According to the National Center for State Courts, from 2005 through 2012, Washington ranked 8th in the nation for documented security incidents. That ranking falls behind the state of New York, which has a population three times Washington’s.

Last fall, the state Supreme Court passed a rule that requires all Washington courthouses to have a security plan and security committee. In anticipation of this new rule, the Superior Court Judges’ Association – a group representing each superior court judge and commissioner in every county across Washington – surveyed all 39 counties about the current state of security in their courthouses.

The results are alarming: over 50 percent of county courthouses in Washington do not have weapons screening at their public entrances. Of those that do, only 68 percent have screening at all public entrances.

Our survey revealed that training for court staff is lacking: only 21 percent of superior courts have training for routine security operations, and less than 40 percent of courts conducted any security drills at all, including active shooter training.

Violence in county courthouses is real. Seventy-four percent of superior courts in Washington have experienced a security incident within the last five years. For courts that do screen for weapons at their public entrances, a majority of them prevented 100 or more deadly weapons from entering the courthouse annually. One court prevented 1,711 knives and 127 guns from being brought into the courthouse in 2016 alone.

Courthouses in rural counties are the most exposed. Most highly populated urban counties have been able to fund weapons screening for their courthouses. But for counties with lower populations, money for capital improvements for very old and historic structures, and funding for staff to screen for weapons, is scarce.

Part of the problem for courthouse security funding is that capital and labor costs are handled almost exclusively at the county level, without dedicated state funding.
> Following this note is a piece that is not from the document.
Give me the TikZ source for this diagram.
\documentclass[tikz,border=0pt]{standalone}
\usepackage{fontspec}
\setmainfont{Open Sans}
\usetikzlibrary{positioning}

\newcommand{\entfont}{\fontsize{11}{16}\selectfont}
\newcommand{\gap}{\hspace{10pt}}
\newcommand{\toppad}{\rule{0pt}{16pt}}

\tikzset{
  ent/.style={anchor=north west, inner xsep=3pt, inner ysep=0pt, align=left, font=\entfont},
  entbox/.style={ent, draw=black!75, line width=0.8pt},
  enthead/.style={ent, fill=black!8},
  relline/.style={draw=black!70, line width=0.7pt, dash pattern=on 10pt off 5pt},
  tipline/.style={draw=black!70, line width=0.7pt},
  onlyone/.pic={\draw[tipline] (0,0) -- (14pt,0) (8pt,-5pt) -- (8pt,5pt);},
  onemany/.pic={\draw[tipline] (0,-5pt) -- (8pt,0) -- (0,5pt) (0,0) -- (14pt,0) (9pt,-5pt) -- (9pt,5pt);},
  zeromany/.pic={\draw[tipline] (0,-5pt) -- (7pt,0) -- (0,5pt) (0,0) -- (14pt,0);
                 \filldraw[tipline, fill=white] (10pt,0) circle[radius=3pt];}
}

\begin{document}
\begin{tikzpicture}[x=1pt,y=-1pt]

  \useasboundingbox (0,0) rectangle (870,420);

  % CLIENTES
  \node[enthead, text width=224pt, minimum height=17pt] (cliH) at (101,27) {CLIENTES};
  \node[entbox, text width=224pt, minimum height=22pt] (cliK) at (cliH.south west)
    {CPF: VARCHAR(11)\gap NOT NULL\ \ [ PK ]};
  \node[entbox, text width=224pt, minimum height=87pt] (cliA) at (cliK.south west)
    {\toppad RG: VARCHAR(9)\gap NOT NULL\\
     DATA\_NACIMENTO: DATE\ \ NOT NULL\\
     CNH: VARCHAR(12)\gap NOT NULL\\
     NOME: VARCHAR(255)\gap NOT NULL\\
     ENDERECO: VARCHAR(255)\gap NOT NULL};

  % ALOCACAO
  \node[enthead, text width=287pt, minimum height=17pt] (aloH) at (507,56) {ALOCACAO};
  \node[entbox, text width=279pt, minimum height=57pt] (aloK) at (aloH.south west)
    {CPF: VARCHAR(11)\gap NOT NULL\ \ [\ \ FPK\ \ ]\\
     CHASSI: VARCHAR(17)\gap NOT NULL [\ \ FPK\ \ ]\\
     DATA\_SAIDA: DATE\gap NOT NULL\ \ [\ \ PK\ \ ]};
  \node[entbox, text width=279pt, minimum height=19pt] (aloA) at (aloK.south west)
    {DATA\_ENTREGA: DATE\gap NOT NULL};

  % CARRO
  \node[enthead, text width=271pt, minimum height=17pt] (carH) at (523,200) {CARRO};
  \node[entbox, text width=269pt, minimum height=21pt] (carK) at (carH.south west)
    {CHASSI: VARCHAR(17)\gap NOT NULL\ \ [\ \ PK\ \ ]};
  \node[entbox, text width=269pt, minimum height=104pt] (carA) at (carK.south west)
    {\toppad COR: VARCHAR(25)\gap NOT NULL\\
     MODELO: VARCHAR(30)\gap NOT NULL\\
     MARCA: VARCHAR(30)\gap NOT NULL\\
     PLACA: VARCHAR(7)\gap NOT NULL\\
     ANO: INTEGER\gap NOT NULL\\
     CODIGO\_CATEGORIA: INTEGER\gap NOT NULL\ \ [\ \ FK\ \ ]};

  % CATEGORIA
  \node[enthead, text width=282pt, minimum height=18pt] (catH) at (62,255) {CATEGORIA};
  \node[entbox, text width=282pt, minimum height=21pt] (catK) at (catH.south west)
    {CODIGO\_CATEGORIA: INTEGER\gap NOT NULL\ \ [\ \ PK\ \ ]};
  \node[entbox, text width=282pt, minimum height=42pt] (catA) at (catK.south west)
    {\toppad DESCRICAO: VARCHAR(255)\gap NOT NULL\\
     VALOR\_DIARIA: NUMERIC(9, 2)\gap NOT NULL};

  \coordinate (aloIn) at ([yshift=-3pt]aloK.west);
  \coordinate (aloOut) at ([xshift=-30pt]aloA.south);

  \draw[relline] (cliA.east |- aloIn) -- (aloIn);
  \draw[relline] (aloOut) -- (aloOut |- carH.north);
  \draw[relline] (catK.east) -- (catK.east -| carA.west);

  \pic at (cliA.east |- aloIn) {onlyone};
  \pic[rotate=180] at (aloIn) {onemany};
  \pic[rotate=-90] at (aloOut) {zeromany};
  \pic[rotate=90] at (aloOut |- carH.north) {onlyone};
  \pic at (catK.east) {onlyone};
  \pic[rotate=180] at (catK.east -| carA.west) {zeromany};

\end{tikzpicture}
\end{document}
This is despite the fact that superior courts are state courts, with state judges applying state laws. Additionally, while there are state laws that prohibit weapons from being brought to court and provide consequences for assaults that occur there, there are no laws that mandate minimum standards for county courthouse security.

It should come as no surprise that judges are not legislators nor are they experts in making public facilities safe. Superior courts are convening security committees within each county to, among other things, raise awareness within the courthouse community of the dangers that lack of weapons screening poses to jurors, litigants, employees and staff. They will continue to do that in accordance with the Supreme Court’s new rule.

But the heavy lifting on this issue must rest with government leaders who have the power to make change happen: county executives, county councils, the governor, and the state Legislature.

The fact that half of county courthouses across this State have no weapons screening at public entrances should be a call to action. The past formula of asking for help, suffering disaster, and then rushing to “fix” the problem needs an urgent refresh.

Let us address courthouse security now, be better prepared to avoid tragedy, and make our courthouses in rural Washington and elsewhere – the hubs of civic life in our communities – safe for everyone who uses them and who works there.

Judge Sean P. O’Donnell is president of the Washington state Superior Court Judges’ Association.